(BRIEF)
Pictures do not belong in your copy. Repeat all the other data exactly.

***** COLLECTED MATERIAL *****

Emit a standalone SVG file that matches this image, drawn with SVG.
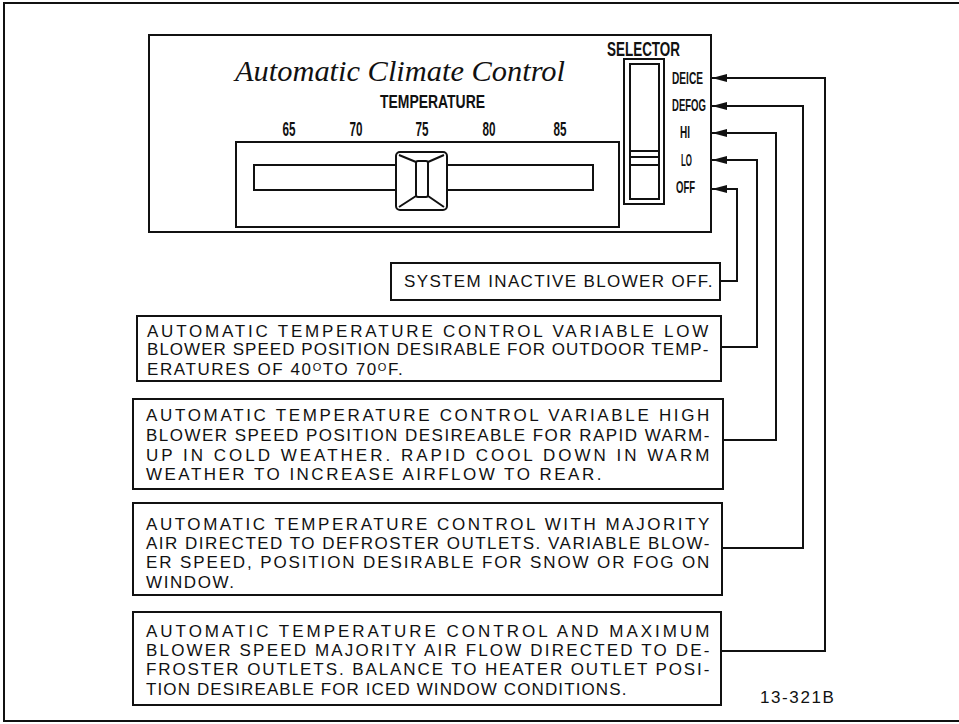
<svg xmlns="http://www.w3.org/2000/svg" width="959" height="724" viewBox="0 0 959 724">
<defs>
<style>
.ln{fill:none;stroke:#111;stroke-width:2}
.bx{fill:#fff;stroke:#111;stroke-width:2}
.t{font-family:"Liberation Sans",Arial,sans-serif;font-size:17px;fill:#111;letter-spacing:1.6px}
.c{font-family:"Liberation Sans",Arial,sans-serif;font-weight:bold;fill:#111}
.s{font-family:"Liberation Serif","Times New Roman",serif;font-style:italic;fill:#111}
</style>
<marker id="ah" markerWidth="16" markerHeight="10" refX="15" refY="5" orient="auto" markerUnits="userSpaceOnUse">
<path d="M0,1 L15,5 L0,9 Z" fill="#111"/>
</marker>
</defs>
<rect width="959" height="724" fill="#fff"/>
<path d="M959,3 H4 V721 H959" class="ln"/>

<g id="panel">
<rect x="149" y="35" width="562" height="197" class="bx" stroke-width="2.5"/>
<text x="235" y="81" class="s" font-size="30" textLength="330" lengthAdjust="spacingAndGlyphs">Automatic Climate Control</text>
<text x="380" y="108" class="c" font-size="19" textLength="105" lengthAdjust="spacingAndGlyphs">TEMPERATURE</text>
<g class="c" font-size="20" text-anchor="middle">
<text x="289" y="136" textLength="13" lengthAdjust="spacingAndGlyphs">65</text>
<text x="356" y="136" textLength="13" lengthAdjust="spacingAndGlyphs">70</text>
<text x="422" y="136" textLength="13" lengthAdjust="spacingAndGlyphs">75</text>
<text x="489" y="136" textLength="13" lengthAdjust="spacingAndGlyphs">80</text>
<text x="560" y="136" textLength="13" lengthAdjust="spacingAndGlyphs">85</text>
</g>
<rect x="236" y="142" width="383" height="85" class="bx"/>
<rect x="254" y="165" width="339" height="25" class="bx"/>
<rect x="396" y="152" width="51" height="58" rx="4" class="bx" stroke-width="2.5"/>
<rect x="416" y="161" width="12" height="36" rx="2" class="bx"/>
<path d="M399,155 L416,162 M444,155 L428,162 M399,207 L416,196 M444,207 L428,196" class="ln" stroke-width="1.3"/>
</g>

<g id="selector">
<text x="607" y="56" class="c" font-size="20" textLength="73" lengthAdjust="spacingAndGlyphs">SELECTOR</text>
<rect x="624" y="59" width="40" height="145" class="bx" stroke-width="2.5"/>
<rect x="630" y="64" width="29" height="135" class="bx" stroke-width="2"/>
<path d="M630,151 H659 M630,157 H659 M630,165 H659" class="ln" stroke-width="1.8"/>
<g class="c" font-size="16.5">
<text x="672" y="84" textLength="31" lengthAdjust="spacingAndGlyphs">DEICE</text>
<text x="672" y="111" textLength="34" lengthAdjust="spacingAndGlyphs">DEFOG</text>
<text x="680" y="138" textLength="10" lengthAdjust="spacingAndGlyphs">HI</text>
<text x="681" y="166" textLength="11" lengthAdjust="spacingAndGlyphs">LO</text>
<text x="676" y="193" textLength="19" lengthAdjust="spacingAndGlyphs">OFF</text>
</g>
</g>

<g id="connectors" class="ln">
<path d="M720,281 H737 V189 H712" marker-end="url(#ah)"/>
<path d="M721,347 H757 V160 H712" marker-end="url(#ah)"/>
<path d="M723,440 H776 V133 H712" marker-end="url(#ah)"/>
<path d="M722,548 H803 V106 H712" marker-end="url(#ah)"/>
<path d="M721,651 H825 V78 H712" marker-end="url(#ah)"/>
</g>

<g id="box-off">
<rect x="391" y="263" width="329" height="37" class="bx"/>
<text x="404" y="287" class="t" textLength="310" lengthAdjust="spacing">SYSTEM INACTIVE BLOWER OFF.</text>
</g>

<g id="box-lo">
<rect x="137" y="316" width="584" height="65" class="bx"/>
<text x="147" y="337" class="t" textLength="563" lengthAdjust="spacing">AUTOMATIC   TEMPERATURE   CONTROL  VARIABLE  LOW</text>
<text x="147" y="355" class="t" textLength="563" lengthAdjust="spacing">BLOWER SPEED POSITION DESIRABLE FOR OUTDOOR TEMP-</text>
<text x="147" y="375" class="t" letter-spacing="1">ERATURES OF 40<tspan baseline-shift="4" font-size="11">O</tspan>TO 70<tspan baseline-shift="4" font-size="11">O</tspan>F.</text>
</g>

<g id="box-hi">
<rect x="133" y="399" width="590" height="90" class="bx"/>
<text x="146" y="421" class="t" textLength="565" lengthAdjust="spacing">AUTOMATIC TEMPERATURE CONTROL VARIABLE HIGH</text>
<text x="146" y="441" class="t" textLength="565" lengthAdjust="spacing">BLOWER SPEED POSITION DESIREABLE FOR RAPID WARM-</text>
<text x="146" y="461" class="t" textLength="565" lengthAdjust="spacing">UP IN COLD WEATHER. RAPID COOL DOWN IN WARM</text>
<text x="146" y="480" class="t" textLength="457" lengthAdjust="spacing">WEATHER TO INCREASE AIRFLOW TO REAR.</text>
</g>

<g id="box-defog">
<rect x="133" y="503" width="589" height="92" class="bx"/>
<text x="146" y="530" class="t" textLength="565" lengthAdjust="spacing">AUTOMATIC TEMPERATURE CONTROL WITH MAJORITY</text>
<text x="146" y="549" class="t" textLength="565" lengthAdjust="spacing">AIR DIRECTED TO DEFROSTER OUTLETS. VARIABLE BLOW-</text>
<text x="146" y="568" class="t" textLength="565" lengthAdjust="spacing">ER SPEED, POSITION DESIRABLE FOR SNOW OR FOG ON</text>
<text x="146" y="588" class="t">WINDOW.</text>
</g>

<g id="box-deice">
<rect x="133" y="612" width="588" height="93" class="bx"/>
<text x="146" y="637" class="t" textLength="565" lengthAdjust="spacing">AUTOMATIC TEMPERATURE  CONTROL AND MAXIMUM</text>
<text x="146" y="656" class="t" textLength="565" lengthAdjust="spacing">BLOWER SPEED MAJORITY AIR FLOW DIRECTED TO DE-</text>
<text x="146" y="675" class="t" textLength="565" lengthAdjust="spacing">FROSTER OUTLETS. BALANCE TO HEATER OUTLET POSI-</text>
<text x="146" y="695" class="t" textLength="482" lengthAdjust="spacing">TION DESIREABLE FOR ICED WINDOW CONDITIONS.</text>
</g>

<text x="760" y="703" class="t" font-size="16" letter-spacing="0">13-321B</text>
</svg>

*****

(COMPLETE RESPONSE)
Emit a standalone SVG file that matches this image, drawn with SVG.
<svg xmlns="http://www.w3.org/2000/svg" width="959" height="724" viewBox="0 0 959 724">
<defs>
<style>
.ln{fill:none;stroke:#111;stroke-width:2}
.bx{fill:#fff;stroke:#111;stroke-width:2}
.t{font-family:"Liberation Sans",Arial,sans-serif;font-size:17px;fill:#111;letter-spacing:1.6px}
.c{font-family:"Liberation Sans",Arial,sans-serif;font-weight:bold;fill:#111}
.s{font-family:"Liberation Serif","Times New Roman",serif;font-style:italic;fill:#111}
</style>
<marker id="ah" markerWidth="16" markerHeight="10" refX="15" refY="5" orient="auto" markerUnits="userSpaceOnUse">
<path d="M0,1 L15,5 L0,9 Z" fill="#111"/>
</marker>
</defs>
<rect width="959" height="724" fill="#fff"/>
<path d="M959,3 H4 V721 H959" class="ln"/>

<g id="panel">
<rect x="149" y="35" width="562" height="197" class="bx" stroke-width="2.5"/>
<text x="235" y="81" class="s" font-size="30" textLength="330" lengthAdjust="spacingAndGlyphs">Automatic Climate Control</text>
<text x="380" y="108" class="c" font-size="19" textLength="105" lengthAdjust="spacingAndGlyphs">TEMPERATURE</text>
<g class="c" font-size="20" text-anchor="middle">
<text x="289" y="136" textLength="13" lengthAdjust="spacingAndGlyphs">65</text>
<text x="356" y="136" textLength="13" lengthAdjust="spacingAndGlyphs">70</text>
<text x="422" y="136" textLength="13" lengthAdjust="spacingAndGlyphs">75</text>
<text x="489" y="136" textLength="13" lengthAdjust="spacingAndGlyphs">80</text>
<text x="560" y="136" textLength="13" lengthAdjust="spacingAndGlyphs">85</text>
</g>
<rect x="236" y="142" width="383" height="85" class="bx"/>
<rect x="254" y="165" width="339" height="25" class="bx"/>
<rect x="396" y="152" width="51" height="58" rx="4" class="bx" stroke-width="2.5"/>
<rect x="416" y="161" width="12" height="36" rx="2" class="bx"/>
<path d="M399,155 L416,162 M444,155 L428,162 M399,207 L416,196 M444,207 L428,196" class="ln" stroke-width="1.3"/>
</g>

<g id="selector">
<text x="607" y="56" class="c" font-size="20" textLength="73" lengthAdjust="spacingAndGlyphs">SELECTOR</text>
<rect x="624" y="59" width="40" height="145" class="bx" stroke-width="2.5"/>
<rect x="630" y="64" width="29" height="135" class="bx" stroke-width="2"/>
<path d="M630,151 H659 M630,157 H659 M630,165 H659" class="ln" stroke-width="1.8"/>
<g class="c" font-size="16.5">
<text x="672" y="84" textLength="31" lengthAdjust="spacingAndGlyphs">DEICE</text>
<text x="672" y="111" textLength="34" lengthAdjust="spacingAndGlyphs">DEFOG</text>
<text x="680" y="138" textLength="10" lengthAdjust="spacingAndGlyphs">HI</text>
<text x="681" y="166" textLength="11" lengthAdjust="spacingAndGlyphs">LO</text>
<text x="676" y="193" textLength="19" lengthAdjust="spacingAndGlyphs">OFF</text>
</g>
</g>

<g id="connectors" class="ln">
<path d="M720,281 H737 V189 H712" marker-end="url(#ah)"/>
<path d="M721,347 H757 V160 H712" marker-end="url(#ah)"/>
<path d="M723,440 H776 V133 H712" marker-end="url(#ah)"/>
<path d="M722,548 H803 V106 H712" marker-end="url(#ah)"/>
<path d="M721,651 H825 V78 H712" marker-end="url(#ah)"/>
</g>

<g id="box-off">
<rect x="391" y="263" width="329" height="37" class="bx"/>
<text x="404" y="287" class="t" textLength="310" lengthAdjust="spacing">SYSTEM INACTIVE BLOWER OFF.</text>
</g>

<g id="box-lo">
<rect x="137" y="316" width="584" height="65" class="bx"/>
<text x="147" y="337" class="t" textLength="563" lengthAdjust="spacing">AUTOMATIC   TEMPERATURE   CONTROL  VARIABLE  LOW</text>
<text x="147" y="355" class="t" textLength="563" lengthAdjust="spacing">BLOWER SPEED POSITION DESIRABLE FOR OUTDOOR TEMP-</text>
<text x="147" y="375" class="t" letter-spacing="1">ERATURES OF 40<tspan baseline-shift="4" font-size="11">O</tspan>TO 70<tspan baseline-shift="4" font-size="11">O</tspan>F.</text>
</g>

<g id="box-hi">
<rect x="133" y="399" width="590" height="90" class="bx"/>
<text x="146" y="421" class="t" textLength="565" lengthAdjust="spacing">AUTOMATIC TEMPERATURE CONTROL VARIABLE HIGH</text>
<text x="146" y="441" class="t" textLength="565" lengthAdjust="spacing">BLOWER SPEED POSITION DESIREABLE FOR RAPID WARM-</text>
<text x="146" y="461" class="t" textLength="565" lengthAdjust="spacing">UP IN COLD WEATHER. RAPID COOL DOWN IN WARM</text>
<text x="146" y="480" class="t" textLength="457" lengthAdjust="spacing">WEATHER TO INCREASE AIRFLOW TO REAR.</text>
</g>

<g id="box-defog">
<rect x="133" y="503" width="589" height="92" class="bx"/>
<text x="146" y="530" class="t" textLength="565" lengthAdjust="spacing">AUTOMATIC TEMPERATURE CONTROL WITH MAJORITY</text>
<text x="146" y="549" class="t" textLength="565" lengthAdjust="spacing">AIR DIRECTED TO DEFROSTER OUTLETS. VARIABLE BLOW-</text>
<text x="146" y="568" class="t" textLength="565" lengthAdjust="spacing">ER SPEED, POSITION DESIRABLE FOR SNOW OR FOG ON</text>
<text x="146" y="588" class="t">WINDOW.</text>
</g>

<g id="box-deice">
<rect x="133" y="612" width="588" height="93" class="bx"/>
<text x="146" y="637" class="t" textLength="565" lengthAdjust="spacing">AUTOMATIC TEMPERATURE  CONTROL AND MAXIMUM</text>
<text x="146" y="656" class="t" textLength="565" lengthAdjust="spacing">BLOWER SPEED MAJORITY AIR FLOW DIRECTED TO DE-</text>
<text x="146" y="675" class="t" textLength="565" lengthAdjust="spacing">FROSTER OUTLETS. BALANCE TO HEATER OUTLET POSI-</text>
<text x="146" y="695" class="t" textLength="482" lengthAdjust="spacing">TION DESIREABLE FOR ICED WINDOW CONDITIONS.</text>
</g>

<text x="760" y="703" class="t" font-size="16" letter-spacing="0">13-321B</text>
</svg>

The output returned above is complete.